Raw data:
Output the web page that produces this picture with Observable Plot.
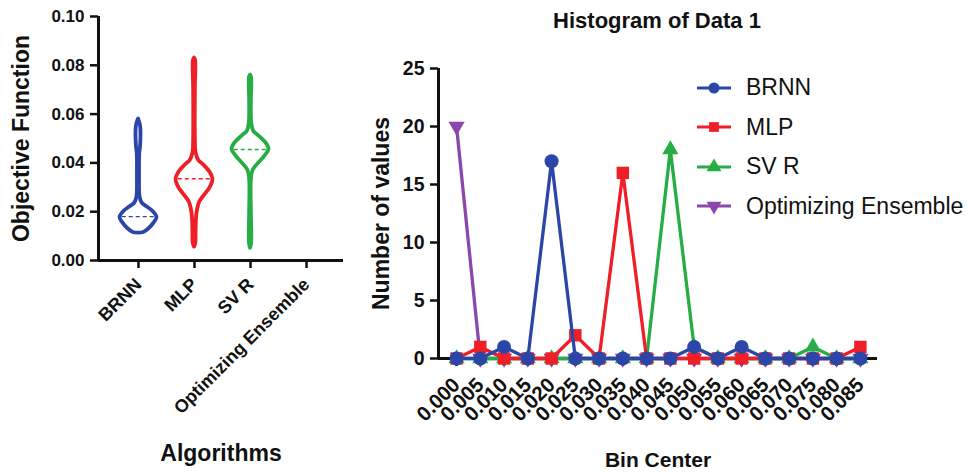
<!DOCTYPE html>
<html><head><meta charset="utf-8">
<script src="https://cdn.jsdelivr.net/npm/d3@7"></script>
<script src="https://cdn.jsdelivr.net/npm/@observablehq/plot@0.6"></script>
<style>
body{margin:0;background:#fff;font-family:"Liberation Sans",Arial,sans-serif;}
#wrap{position:relative;width:973px;height:472px;overflow:hidden;background:#fff;}
#left{position:absolute;left:0;top:0;}
#right{position:absolute;left:350px;top:0;}
#title{position:absolute;left:457px;width:400px;top:8px;text-align:center;font-weight:bold;font-size:22px;color:#111;}
#legend{position:absolute;left:696px;top:68px;}
.row{display:flex;align-items:center;height:39.5px;font-size:23px;color:#111;}
.row svg{margin-right:14px;}
</style></head><body>
<div id="wrap">
  <div id="left"></div>
  <div id="right"></div>
  <div id="title">Histogram of Data 1</div>
  <div id="legend"></div>
</div>
<script>
// ---------- data ----------
const algorithms = ["BRNN", "MLP", "SV R", "Optimizing Ensemble"];
const colors = ["#2c46a8", "#ee1f26", "#27ad45", "#8b47ab"];

// violin outlines: [objective value, relative density]
const violinBRNN = [[0.0112,0],[0.0115,5],[0.013,10],[0.0155,15],[0.0176,17.5],[0.020,14],[0.022,8],[0.0235,3.5],[0.026,1.5],[0.035,1],[0.044,1.2],[0.047,2],[0.055,2],[0.058,0]];
const violinMLP  = [[0.0055,0],[0.007,1.2],[0.012,1.5],[0.018,2],[0.021,3],[0.024,5],[0.027,10],[0.030,15],[0.0333,17.5],[0.036,15],[0.039,9],[0.041,4],[0.044,1.5],[0.050,0.8],[0.070,0.8],[0.082,1],[0.083,0]];
const violinSVR  = [[0.005,0],[0.007,1],[0.020,0.8],[0.033,0.8],[0.037,2.5],[0.040,8],[0.043,14],[0.0455,17.5],[0.048,15],[0.051,8],[0.053,3],[0.056,1.2],[0.065,0.8],[0.075,1],[0.076,0]];
const medians = [0.018, 0.0335, 0.0455];

const binCenters = [0.000,0.005,0.010,0.015,0.020,0.025,0.030,0.035,0.040,0.045,0.050,0.055,0.060,0.065,0.070,0.075,0.080,0.085];
const countsBRNN = [0,0,1,0,17,0,0,0,0,0,1,0,1,0,0,0,0,0];
const countsMLP  = [0,1,0,0,0,2,0,16,0,0,0,0,0,0,0,0,0,1];
const countsSVR  = [0,0,0,0,0,0,0,0,0,18,1,0,0,0,0,1,0,0];
const countsOE   = [20,0,0,0,0,0,0,0,0,0,0,0,0,0,0,0,0,0];

// ---------- left: violin plot ----------
const violins = [violinBRNN, violinMLP, violinSVR];
const wScale = 0.33 / 17.5;
const leftXDomain = [-0.714, 3.66];
const leftMarks = [];
violins.forEach((v, i) => {
  leftMarks.push(Plot.areaX(v, {
    y: d => d[0], x1: d => i - d[1] * wScale, x2: d => i + d[1] * wScale,
    fill: "white", stroke: colors[i], strokeWidth: 3.8, strokeLinejoin: "round", curve: "catmull-rom"
  }));
  const medW = d3.max(v, d => d[1]) * wScale * 0.88;
  leftMarks.push(Plot.ruleY([medians[i]], {
    x1: i - medW, x2: i + medW, stroke: colors[i], strokeWidth: 1.3, strokeDasharray: "4,3"
  }));
});
const left = Plot.plot({
  width: 350, height: 472,
  marginLeft: 98, marginRight: 7, marginTop: 16, marginBottom: 212,
  style: {fontFamily: "Liberation Sans, Arial, sans-serif", fontWeight: "bold", color: "#111", background: "white"},
  x: {domain: leftXDomain},
  y: {domain: [0, 0.1]},
  marks: [
    ...leftMarks,
    Plot.axisY({ticks: [0, 0.02, 0.04, 0.06, 0.08, 0.10], tickFormat: d3.format(".2f"), tickSize: 8, tickPadding: 6, strokeWidth: 2.5,
      label: "Objective Function", labelAnchor: "center", labelArrow: false, labelOffset: 86}),
    Plot.axisX({ticks: [0, 1, 2, 3], tickFormat: i => algorithms[i], tickSize: 8, tickPadding: 13, strokeWidth: 2.5, tickRotate: -45,
      label: "Algorithms", labelAnchor: "center", labelArrow: false, labelOffset: 200}),
    Plot.ruleX([leftXDomain[0]], {strokeWidth: 3, stroke: "#111"}),
    Plot.ruleY([0], {strokeWidth: 3, stroke: "#111"})
  ]
});
function setSize(svg, sel, size) {
  svg.querySelectorAll(sel).forEach(g => {
    g.setAttribute("font-size", size);
    g.querySelectorAll("text").forEach(t => t.setAttribute("font-size", size));
  });
}
setSize(left, "[aria-label='y-axis tick label']", 17);
setSize(left, "[aria-label='x-axis tick label']", 18);
setSize(left, "[aria-label='x-axis label'], [aria-label='y-axis label']", 23);
document.getElementById("left").appendChild(left);

// ---------- right: histogram frequency polygons ----------
const triangleDown = {
  draw(context, size) {
    const s3 = Math.sqrt(3);
    const y = -Math.sqrt(size / (s3 * 3));
    context.moveTo(0, -y * 2);
    context.lineTo(-s3 * y, y);
    context.lineTo(s3 * y, y);
    context.closePath();
  }
};
const series = [
  {name: "Optimizing Ensemble", counts: countsOE, color: colors[3], symbol: triangleDown, r: 6},
  {name: "SV R", counts: countsSVR, color: colors[2], symbol: "triangle", r: 6},
  {name: "MLP", counts: countsMLP, color: colors[1], symbol: "square", r: 7},
  {name: "BRNN", counts: countsBRNN, color: colors[0], symbol: "circle", r: 7}
];
const rightXDomain = [-0.0038, 0.0886];
const rightMarks = [];
series.forEach(s => {
  const rows = binCenters.map((b, j) => ({bin: b, n: s.counts[j]}));
  rightMarks.push(Plot.line(rows, {x: "bin", y: "n", stroke: s.color, strokeWidth: 3.3}));
  rightMarks.push(Plot.dot(rows, {x: "bin", y: "n", fill: s.color, stroke: "none", symbol: () => s.symbol, r: s.r}));
});
const right = Plot.plot({
  width: 623, height: 472,
  marginLeft: 88, marginRight: 96, marginTop: 68, marginBottom: 114,
  style: {fontFamily: "Liberation Sans, Arial, sans-serif", fontWeight: "bold", color: "#111", background: "white", overflow: "visible"},
  x: {domain: rightXDomain},
  y: {domain: [0, 25]},
  symbol: {type: "identity"},
  marks: [
    Plot.axisY({ticks: [0, 5, 10, 15, 20, 25], tickSize: 8, tickPadding: 6, strokeWidth: 2.5,
      label: "Number of values", labelAnchor: "center", labelArrow: false, labelOffset: 66}),
    Plot.axisX({ticks: binCenters, tickFormat: d3.format(".3f"), tickSize: 8, tickPadding: 15, strokeWidth: 2.5, tickRotate: -45,
      label: "Bin Center", labelAnchor: "center", labelArrow: false, labelOffset: 108}),
    Plot.ruleX([rightXDomain[0]], {strokeWidth: 3, stroke: "#111"}),
    Plot.ruleY([0], {strokeWidth: 3, stroke: "#111"}),
    ...rightMarks
  ]
});
setSize(right, "[aria-label='y-axis tick label']", 19.5);
setSize(right, "[aria-label='x-axis tick label']", 20.5);
setSize(right, "[aria-label='x-axis label']", 21);
setSize(right, "[aria-label='y-axis label']", 23);
document.getElementById("right").appendChild(right);

// ---------- legend ----------
const legend = d3.select("#legend");
[...series].reverse().forEach(s => {
  const row = legend.append("div").attr("class", "row");
  const svg = row.append("svg").attr("width", 36).attr("height", 20);
  svg.append("line").attr("x1", 1).attr("x2", 35).attr("y1", 10).attr("y2", 10).attr("stroke", s.color).attr("stroke-width", 3);
  const sym = typeof s.symbol === "string" ? d3["symbol" + s.symbol[0].toUpperCase() + s.symbol.slice(1)] : s.symbol;
  svg.append("path").attr("transform", "translate(18,10)").attr("fill", s.color)
    .attr("d", d3.symbol(sym, Math.PI * 5.5 * 5.5)());
  row.append("span").text(s.name);
});
</script>
</body></html>
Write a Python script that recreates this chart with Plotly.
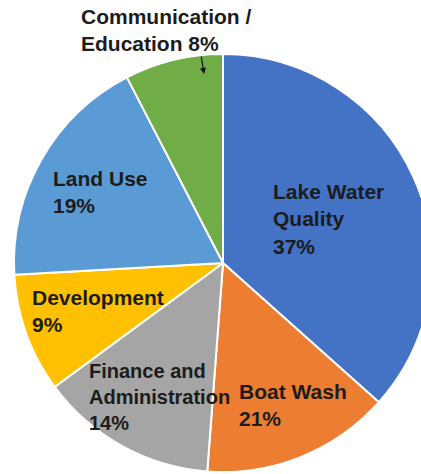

Problem to work on: Count each line above in which the string "this" appears, then state only the total.

Problem solution: 2